Huvudmeny

Place, space and intensive care

The Research Program  is based upon a caring science perspective, which purpose is to seek and produce knowledge about what is caring in high technological care environments.

Based on the assumptions that physical and psychological care environments are interacting, the physical premises, places, rooms, the interior, material and equipment as well as the atmosphere and mood are of interest for research and studies.

A place is always lived, i.e. always personally and individually experienced. The patient room at the intensive care unit (ICU) is supposed to cover a lot of diverse needs and demands. It is:

 

  • A room for advanced medical and technological equipment
  • A room where the health professional take care for the patients’ basic needs
  • A room built for advanced surveillance
  • A room for various encounters, discussions and decisions of vital importance
  • A room for rest and recovery  - a sick room, a room for advanced caring performance, a healing room, a bed room, a resting room, and a living room where you meet with visiting next of kin and friends at the bed site. 
  • A room where the patient’s body and senses are exposed to medical and caring activities something that put risk patients at risk for sensory overload, psychological exhaustion and loss of control regards to time and place.

 

A caring science perspective 

The Nordic countries have a strong tradition of a caring science perspective. Patient and family perspective is central in clinical practice AND research. 

  • Care is an unselfish and loving giving to the other, it is about charity, responsibility and watching over the other
  • The basic foundation for professional care practice and research approach in improving ICU care quality. 

Knowledge about the care environment can contribute to a safer care for patients, their relatives and the staff and also protect against harm, damage, mistakes and unnecessary risks.

The research findings can bring about development of important concepts and theories for caring science. 

Design in the ICU

Through careful collaboration the research programme developed a patient room at an intensive care unit (ICU) which has been refurbished concerning principles for evidence-based design. The programme is funded by VR during the years 2014-17. A research project about the refurbishment in an ICU according to evidence-based principles and the study of the effects is considered complex intervention research.

Mood board

The research theme and representatives created a mood board during a course within the organization Considerate Care.

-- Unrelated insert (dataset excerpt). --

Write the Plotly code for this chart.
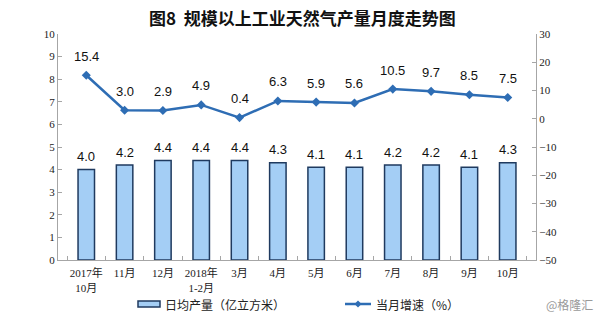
import plotly.graph_objects as go

# Monthly natural gas output data
months = ["2017年<br>10月", "11月", "12月", "2018年<br>1-2月", "3月", "4月",
          "5月", "6月", "7月", "8月", "9月", "10月"]
daily_output = [4.0, 4.2, 4.4, 4.4, 4.4, 4.3, 4.1, 4.1, 4.2, 4.2, 4.1, 4.3]
growth_rate = [15.4, 3.0, 2.9, 4.9, 0.4, 6.3, 5.9, 5.6, 10.5, 9.7, 8.5, 7.5]

bar_fill = "#A4CEF5"
bar_edge = "#1F3A5F"
line_color = "#2E6DB4"
axis_color = "#A6A6A6"
serif = "Liberation Serif, Noto Sans CJK SC, serif"
sans = "Liberation Sans, Noto Sans CJK SC, sans-serif"
cjk = "Noto Sans CJK SC, sans-serif"

# Plot area in pixels (used to place the legend row in paper space)
L, R, T, B = 58, 536, 34, 260
W, H = R - L, B - T


def px(x):
    return (x - L) / W


def py(y):
    return (B - y) / H


fig = go.Figure()

fig.add_trace(go.Bar(
    x=months, y=daily_output, name="日均产量（亿立方米）",
    marker=dict(color=bar_fill, line=dict(color=bar_edge, width=1.5)),
    yaxis="y", showlegend=False,
))

fig.add_trace(go.Scatter(
    x=months, y=growth_rate, name="当月增速（%）",
    mode="lines+markers",
    line=dict(color=line_color, width=2.5),
    marker=dict(symbol="diamond", size=7, color=line_color),
    yaxis="y2", showlegend=False,
))

annotations = []
for m, v in zip(months, daily_output):
    annotations.append(dict(x=m, y=v, xref="x", yref="y", text=f"{v:.1f}",
                            showarrow=False, yshift=13,
                            font=dict(family=sans, size=13, color="#111")))
for m, v in zip(months, growth_rate):
    annotations.append(dict(x=m, y=v, xref="x", yref="y2", text=f"{v:.1f}",
                            showarrow=False, yshift=19,
                            font=dict(family=sans, size=13, color="#111")))

# Custom legend row beneath the plot
legend_y = 304
annotations += [
    dict(x=px(163), y=py(legend_y), xref="paper", yref="paper",
         text="日均产量（亿立方米）", showarrow=False, xanchor="left",
         yanchor="middle", font=dict(family=cjk, size=12, color="#222")),
    dict(x=px(374), y=py(legend_y), xref="paper", yref="paper",
         text="当月增速（%）", showarrow=False, xanchor="left",
         yanchor="middle", font=dict(family=cjk, size=12, color="#222")),
    dict(x=px(595), y=py(legend_y), xref="paper", yref="paper",
         text="@格隆汇", showarrow=False, xanchor="right",
         yanchor="middle", font=dict(family=cjk, size=12, color="#9A9A9A")),
]

shapes = [
    dict(type="rect", xref="paper", yref="paper",
         x0=px(138), x1=px(160), y0=py(legend_y + 3), y1=py(legend_y - 3),
         fillcolor=bar_fill, line=dict(color=bar_edge, width=1.5)),
    dict(type="line", xref="paper", yref="paper",
         x0=px(345), x1=px(371), y0=py(legend_y), y1=py(legend_y),
         line=dict(color=line_color, width=2.5)),
]
# small diamond on the legend line
cx, cy, d = 358, legend_y, 3.5
shapes.append(dict(
    type="path", xref="paper", yref="paper",
    path=(f"M {px(cx - d)} {py(cy)} L {px(cx)} {py(cy - d)} "
          f"L {px(cx + d)} {py(cy)} L {px(cx)} {py(cy + d)} Z"),
    fillcolor=line_color, line=dict(color=line_color, width=0),
))

fig.update_layout(
    width=600, height=327,
    margin=dict(l=L, r=600 - R, t=T, b=327 - B),
    paper_bgcolor="white", plot_bgcolor="white",
    bargap=0.57,
    title=dict(text="<b>图8  规模以上工业天然气产量月度走势图</b>",
               x=0.504, xanchor="center", y=0.942, yanchor="middle",
               font=dict(family=cjk, size=17, color="#111")),
    xaxis=dict(showline=True, linecolor=axis_color, linewidth=1,
               ticks="inside", ticklen=4, tickcolor=axis_color,
               tickson="boundaries", showgrid=False, tickangle=0,
               ticklabelstandoff=3,
               tickfont=dict(family=serif, size=11, color="#222")),
    yaxis=dict(range=[0, 10], dtick=1, showline=True, linecolor=axis_color,
               ticks="inside", ticklen=4, tickcolor=axis_color,
               showgrid=False, zeroline=False,
               tickfont=dict(family=serif, size=11, color="#222")),
    yaxis2=dict(range=[-50, 30], dtick=10, overlaying="y", side="right",
                showline=True, linecolor=axis_color,
                ticks="inside", ticklen=4, tickcolor=axis_color,
                showgrid=False, zeroline=False,
                tickfont=dict(family=serif, size=11, color="#222")),
    annotations=annotations,
    shapes=shapes,
)

fig.write_html("out.html")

The following concepts were taken into account; safety, security, calmness and harmony, wellbeing health, natural, organized, responsibility, rhythm and balance guided this work..

Aspects that were changed were:

 

  • Sound environment: extra sound absorbents are installed behind the walls and especially behind patients’ head end and in the ceiling.
  • Light environment: a circadian/cyclic light system was installed
  • Interiors: balance, sustainability, an ecological, functional and a beautiful design– calmness!

 

Furniture and textiles were chosen from the ”Green List”, i.e. a list of sustainable products. Bed linen is in ecological cotton. Cabinets and shelves were built into the walls as plain surfaces. Greenery outside the window was designed to give a view to nature to patients, their loved ones and staff. A digital monitored cyclic light system was installed, with “up-lightings” so the patients avoid being blinding. The ceiling is plain and white as we did not want to stimulate nightmares or unreal experiences. Healing and beautiful environments support wellbeing and makes high-tech environments attractive to work in.

The research group within high-tech environments used a theoretic model: Medical Research Council Guidance (external link).

In summary this model has the following steps:

  • The theoretical phase: make clear different traditions and paradigm of knowledge and basic values. Literature review – obtaining existing evidence
  • The modelling (and building) phase; developing the intervention, methodological design and implementation phase and ethical considerations 
  • Piloting and assessing feasibility
  • Evaluating and reporting of the intervention 

Collaborations

  • The department of work and environmental medicine, Gothenburg University
  • The School of Textiles, The University of Borås
  • The Centre for Healthcare Architecture, Chalmers, 
  • SÄS Borås
  • The faculty of engineering and Architecture Lund
  • companies within the health care sector.